LE CHOIX

 

 

Dans toute amitié parfaite, on peut distinguer quatre étapes : le choix, l'épreuve, l'admission et l'accord parfait sur les choses divines et humaines. Et d'abord, le choix. Certains défauts rendent ceux qui en sont affligés incapables de respecter les lois et les droits de l'amitié. Il ne faut donc pas accorder facilement son amitié aux colériques, aux instables, aux soupçonneux et aux bavards. Si leurs manières et leur conduite nous plaisent par ailleurs, il faut essayer de les guérir et de les rendre aptes à l'amitié.

 

Le colérique éprouvera de la difficulté à ne pas s'emporter quelquefois contre un ami. Comme dit l'Ecclésiastique : « Tel est ami qui se change en ennemi et va dévoiler votre querelle pour ta confusion » (Eccli. 6, 9). Et l'Ecriture dit encore : « Ne sois pas l'ami d'un homme colérique, ne va pas avec un homme violent, c'est un piège pour ton âme » (Prov. 22, 24-25). Et Salomon dit : « La colère est dans le cœur de l'insensé » (Eccl. 7, 9). Or, chacun sait qu'il est impossible de garder longtemps pour ami un insensé. Mais il est des gens d'un tempérament colérique, qui se sont rendus tellement maîtres de leurs passions, qu'ils ne tombent jamais dans un des cinq excès qui corrompent et dissolvent l'amitié. De temps en temps, ils offenseront leur ami d'un mot ou d'un geste irréfléchi ou par l'effet d'un zèle indiscret. Si nous avons pris pour ami quelqu'un qui a ce caractère, il faut le supporter patiemment. Si nous sommes sûrs de son affection, il faut lui passer ces excès dans le langage ou l'attitude, ou lui en faire gentiment la remarque, sans toutefois lui causer de la peine.

 

Il n'est pas que les gens trop colériques dont il faut se garder, mais encore les instables et les soupçonneux. Comme le grand bien de l'amitié est la confiance qui te fait te livrer et t'ouvrir à un ami, quelle confiance pourras-tu avoir en quelqu'un qui tourne à tout vent et se laisse influencer par le premier venu ? Son caractère est comme une terre molle qui dans le cours d'une seule journée prend les formes et les aspects les plus divers et les plus opposés au gré des impressions qu'elle subit.

 

Mais aussi, qu'y a-t-il de plus nécessaire à l'amitié qu'une certaine tranquillité, une paix du cœur qu'on ne trouve pas chez l'homme dévoré de soupçons ? Il n'a jamais la paix, comme dit saint Benoît (Règle ch. 64). L'inquiétude le poursuit sans cesse, il est anxieux et sourcilleux. Sa curiosité toujours en éveil lui donne fatalement ample matière à se troubler. S'il voit son ami parler à quelqu'un à l'écart, il y voit une trahison. S'il le voit témoigner de la faveur à un autre, il se proclame délaissé. Quand son ami le reprend, il interprète cela pour de la haine et si son ami croit bon de le féliciter, il le calomnie en disant qu'on se moque de lui.

 

Je ne crois pas non plus qu'il faille choisir un bavard pour ami.  Un homme verbeux n'est pas trouvé juste » (Ps. 39, 12) dit l'Ecriture, ou encore : « Vois-tu un homme prompt à parler, il y a plus à espérer d'un insensé » (Prov. 29, 20).
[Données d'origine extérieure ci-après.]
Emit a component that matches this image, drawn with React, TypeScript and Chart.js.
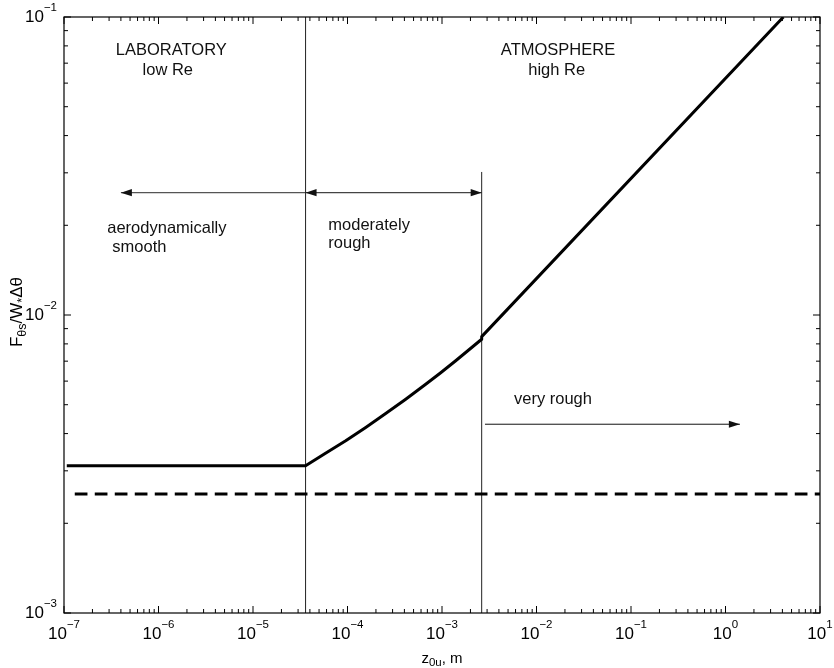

Il n'est certes pas facile de trouver quelqu'un qui ne soit souvent sous l'empire de ces passions. Un grand nombre cependant les domine. Ils répriment la colère par la patience et s'entraînent à une constante gravité pour combattre la légèreté. Ils dissipent leurs soupçons en pensant plutôt aux témoignages d'affection et mettent un frein à leur langue en lui imposant silence. Je les préférerais même comme amis, car par la lutte qu'ils font à leurs défauts, ils se sont exercés à la vertu. Leur amitié sera donc d'autant plus solide qu'ils ont résisté plus énergiquement à leurs mauvais penchants. Mais ceux qui se livrent sans frein à leurs passions doivent être exclus de notre choix. Ils ne peuvent, en effet, manquer de tomber dans un de ces vices qui corrompent et dissolvent l'amitié.

 

Dernier conseil : il est utile de se choisir un ami dont on partage les façons de voir et de vivre. Car comme a dit saint Ambroise : « Entre tempéraments disparates, l'amitié ne peut exister ; ce qui fait le charme de l'un et de l'autre ami doit donc s'accorder » (Des devoirs des clercs, 3, 22).